Oh, prodigio di Dio! Le madri sentono dolori immani quando un figlio viene alla luce, e sentono strapparsi quasi la vita dalla piccola vita che irrompe nel mondo; Maria, invece, sentiva una gioia immensa a misura che il momento della sua maternità si avanzava. L’amore quasi la liquefaceva e il suo corpo sembrava fluido come una cascata di fulgori placidissimi.

Fu un momento sublime: tratta a Dio, si sentì tutta immersa nella conoscenza dell’infinita sua grandezza, la contemplò amandola, e volle applaudirla con una lode proporzionata che avrebbe voluto trarre dal pieno olocausto di se stessa.

Le ritornò sulle labbra il suo cantico: Magnificat anima mea Dominum e, nell’elevarlo innanzi a Dio con tutto l’impeto del suo amore, non eruppe dal suo Cuore una parola ma il Verbo, la Lode eterna del Padre, e si adagiò sul terreno come un raggio di luce, lodando il Padre nell’umana carne. Era l’umiliato per amore e vagì.

Il Verbo eterno aveva una voce d’immolazione e penava. Non era avvolto dall’eterna Fiamma che lo congiungeva al Padre, ma l’avvolgeva l’atmosfera gelata della notte e tremava. Non aveva trovato altro sulla terra. L’amore materno ritrasse Maria dall’estasi celeste e, scossa dai vagiti del Figlio divino, lo guardò: era perfettissimo, roseo come un bocciolo spuntato nell’inverno, soffuso di bontà, divino, santificante, inondante gioia. Lo adorò, lo prese, lo baciò, lo strinse al Cuore, lo avvolse in pannicelli mondi; nell’avvolgerlo, si sentì tutta inondata di tenerezza e lo ripose in una mangiatoia, perché non aveva altra culla per il Re del cielo.
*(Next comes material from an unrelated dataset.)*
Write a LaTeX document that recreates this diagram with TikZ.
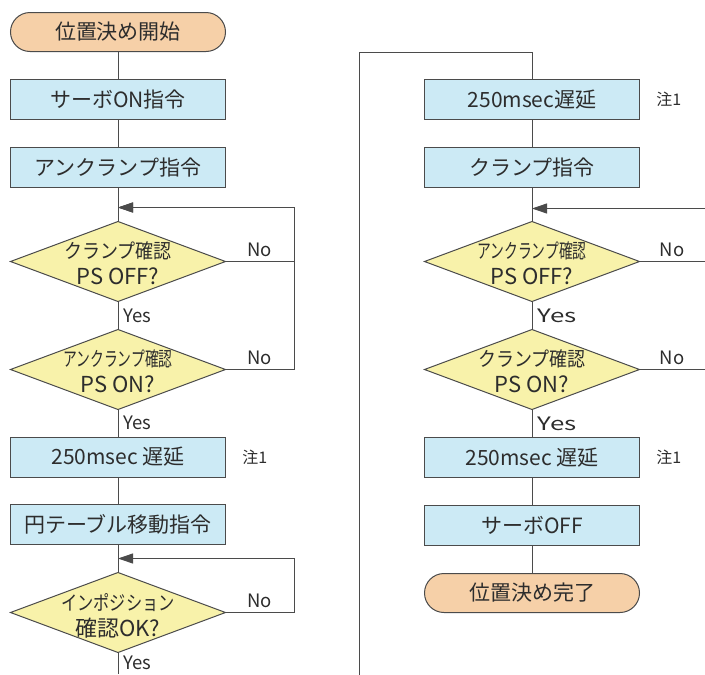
\documentclass[tikz,border=0pt]{standalone}
\usepackage{fontspec}
\setmainfont{Noto Sans CJK JP}
\usepackage{graphicx}
\usetikzlibrary{positioning, arrows.meta, calc, shapes.geometric}
\definecolor{boxblue}{RGB}{204,234,245}
\definecolor{termorange}{RGB}{246,208,168}
\definecolor{decyellow}{RGB}{248,242,170}
\definecolor{linegray}{RGB}{75,75,75}
\definecolor{textgray}{RGB}{45,45,45}
\newcommand{\squeeze}[2]{\scalebox{#1}[1]{#2}}
\tikzset{
>={Triangle[length=15pt,width=10pt]}, % filled arrow heads
node distance=28pt, % gap between two steps
every node/.style={text=textgray},
proc/.style={draw=linegray, fill=boxblue, line width=1pt, outer sep=0pt, minimum width=215pt, minimum height=40pt, font=\fontsize{21}{25}\selectfont},
term/.style={proc, fill=termorange, rounded corners=19.5pt, minimum height=39pt},
check/.style={diamond, draw=linegray, fill=decyellow, line width=1pt, outer sep=0pt, minimum width=215pt, minimum height=80pt, inner sep=0pt},
ask/.style={align=center, font=\fontsize{20}{26}\selectfont, yshift=-2pt},
nolbl/.style={above, font=\fontsize{18.5}{20}\selectfont, inner sep=4pt},
yeslbl/.style={right, font=\fontsize{18.5}{20}\selectfont, inner sep=5pt},
note/.style={font=\fontsize{16}{18}\selectfont},
}
\newcommand{\bigline}[1]{{\fontsize{22}{26}\selectfont #1}}
\begin{document}
\begin{tikzpicture}[x=1pt, y=1pt, line width=0.9pt, color=linegray]
  \useasboundingbox (0,0) rectangle (705,-675);
  % left column
  \node[term] (start) at (118,-32) {位置決め開始};
  \node[proc, below=of start] (servo) {サーボON指令};
  \node[proc, below=of servo] (unclamp) {アンクランプ指令};
  \node[check, below=34pt of unclamp, label={[ask]center:{\squeeze{0.9}{クランプ確認}\\\bigline{PS OFF?}}}] (chkoff) {};
  \node[check, below=of chkoff, label={[ask]center:{\squeeze{0.69}{アンクランプ確認}\\\bigline{PS ON?}}}] (chkon) {};
  \node[proc, below=27.5pt of chkon] (wait1) {250msec 遅延};
  \node[note, right=13pt of wait1] (note1) {注1};
  \node[proc, below=27.5pt of wait1] (move) {円テーブル移動指令};
  \node[check, below=of move, label={[ask, yshift=-1pt]center:{\squeeze{0.81}{インポジション}\\\bigline{確認OK?}}}] (chkpos) {};
  \coordinate[below=21pt of chkpos.south] (leftout);
  \coordinate[above=14pt of chkoff.north] (loop1);
  \coordinate[above=14pt of chkpos.north] (loop2);
  \coordinate (loopx) at (294,0);
  % right column
  \node[proc, right=199pt of servo] (wait2) {250msec遅延};
  \node[note, right=13pt of wait2] (note2) {注1};
  \node[proc, below=of wait2] (clamp) {クランプ指令};
  \node[check, below=34pt of clamp, label={[ask]center:{\squeeze{0.69}{アンクランプ確認}\\\bigline{PS OFF?}}}] (rchkoff) {};
  \node[check, below=of rchkoff, label={[ask]center:{\squeeze{0.9}{クランプ確認}\\\bigline{PS ON?}}}] (rchkon) {};
  \node[proc, below=of rchkon] (wait3) {250msec 遅延};
  \node[note, right=13pt of wait3] (note3) {注1};
  \node[proc, below=of wait3] (servooff) {サーボOFF};
  \node[term, below=of servooff] (finish) {位置決め完了};
  \coordinate (edge) at (705,0);
  \coordinate[above=13pt of rchkoff.north] (loop3);
  \coordinate[above=27pt of wait2.north] (rtop);
  \coordinate (rin) at (359,-675);

  \draw (start) -- (servo);
  \draw (servo) -- (unclamp);
  \draw (unclamp) -- (chkoff);
  \draw (chkoff) -- node[yeslbl]{Yes} (chkon);
  \draw (chkon) -- node[yeslbl]{Yes} (wait1);
  \draw (wait1) -- (move);
  \draw (move) -- (chkpos);
  \draw (chkpos) -- node[yeslbl]{Yes} (leftout);
  \draw[->] (chkoff.east) -- node[nolbl]{No} (chkoff.east -| loopx) |- (loop1);
  \draw[->] (chkon.east) -- node[nolbl]{No} (chkon.east -| loopx) |- (loop1);
  \draw[->] (chkpos.east) -- node[nolbl]{No} (chkpos.east -| loopx) |- (loop2);

  \draw (rin) |- (rtop) -- (wait2);
  \draw (wait2) -- (clamp);
  \draw (clamp) -- (rchkoff);
  \draw[->] (loop3 -| edge) -- (loop3);
  \draw (rchkoff.east) -- node[nolbl]{No} (rchkoff.east -| edge);
  \draw (rchkoff) -- node[yeslbl]{\squeeze{1.4}{Yes}} (rchkon);
  \draw (rchkon.east) -- node[nolbl]{No} (rchkon.east -| edge);
  \draw (rchkon) -- node[yeslbl]{\squeeze{1.4}{Yes}} (wait3);
  \draw (wait3) -- (servooff);
  \draw (servooff) -- (finish);
\end{tikzpicture}
\end{document}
Adorò, tacque, ricongiunse le mani, volse al cielo lo sguardo e l’offrì al Padre; era un Fiore degno di Lui, era il Figlio suo, ed Ella l’offrì in nome di tutta l’umanità, perché era anche il Figlio del suo seno immacolato.

Il piccolino si addormentò. Ahimè, era troppo triste la terra senza la luce di Dio, ed Egli era la Vittima dei peccati di tutti. Cominciò allora il palpito amoroso della sua immolazione, e si addormentò offrendosi, come se morisse nascendo, poiché il suo sonno era amorosa offerta di sé, come lo era la vita.

San Giuseppe, poco lontano, era stato tutto immerso in una profondissima umiltà. Nessuna creatura sentì mai il proprio nulla come lo sentì lui, in quel momento. Non osò avvicinarsi. Sentiva troppo la grandezza della Madre e la divinità del Figlio.

Maria gli fece un cenno e lo avvicinò a Gesù, Mediatrice d’amore e di misericordia, per la prima volta, tra Gesù e una creatura.

San Giuseppe lo guardò, e l’ombra luminosa del Padre lo avvolse; Egli lo rappresentava, e una grande dignità elevava il povero fabbro ad un’altezza di santità che nessuno mai ebbe in terra, poiché nessuno fu reputato padre del Verbo di Dio Incarnato. Lo prese fra le braccia e, baciandolo, se ne comunicò, perché in quel bacio sentì ardere il cuore di una tenerezza d’amore mai provata; era come la consacrazione del suo grande ufficio d’amore. Lo ripose nella greppia e, genuflesso, rimase in adorazione con Maria…

Passavano in alto gli astri quasi occhieggiando alla terra; la forza infinita che li teneva sospesi in un’armonia perenne era in quell’umile punto smarrito… Sembrò una festa tra le sfere celesti che avevano segnato il primo momento della vita temporale dell’Eterno… Avevano segnato per la prima volta un tempo che non poteva essere fugace e rimaneva negli splendori dell’eterna attualità. Il Signore li aveva sublimati ad una funzione più grande, poiché segnavano, ad uno ad uno, i palpiti d’una vita mortale di valore infinito. La terra era sublimata ad un’altezza mirabile anch’essa, poiché era divenuta il trono di Dio. La natura si ravvivava, e la pia tradizione che ce la fa vedere tutta rifiorire è tutt’altro che una leggenda, poiché essa ha tante volte fiorito anche alla presenza d’un santo, parte privilegiata del Corpo mistico del Redentore.

Dormivano gli uomini, è vero, ed erano immersi in un torpore di morte, perché ingrati; ma, nel compimento della divina promessa, fremettero di gioia i patriarchi e i profeti, e su di essi passò un soffio d’immortale speranza per la prossima liberazione.

Il coro del creato era come nota sommessa che accompagnava le note d’un cantico più bello d’amore, erompente dal Cuore di Maria e di san Giuseppe: Magnificat anima mea Dominum!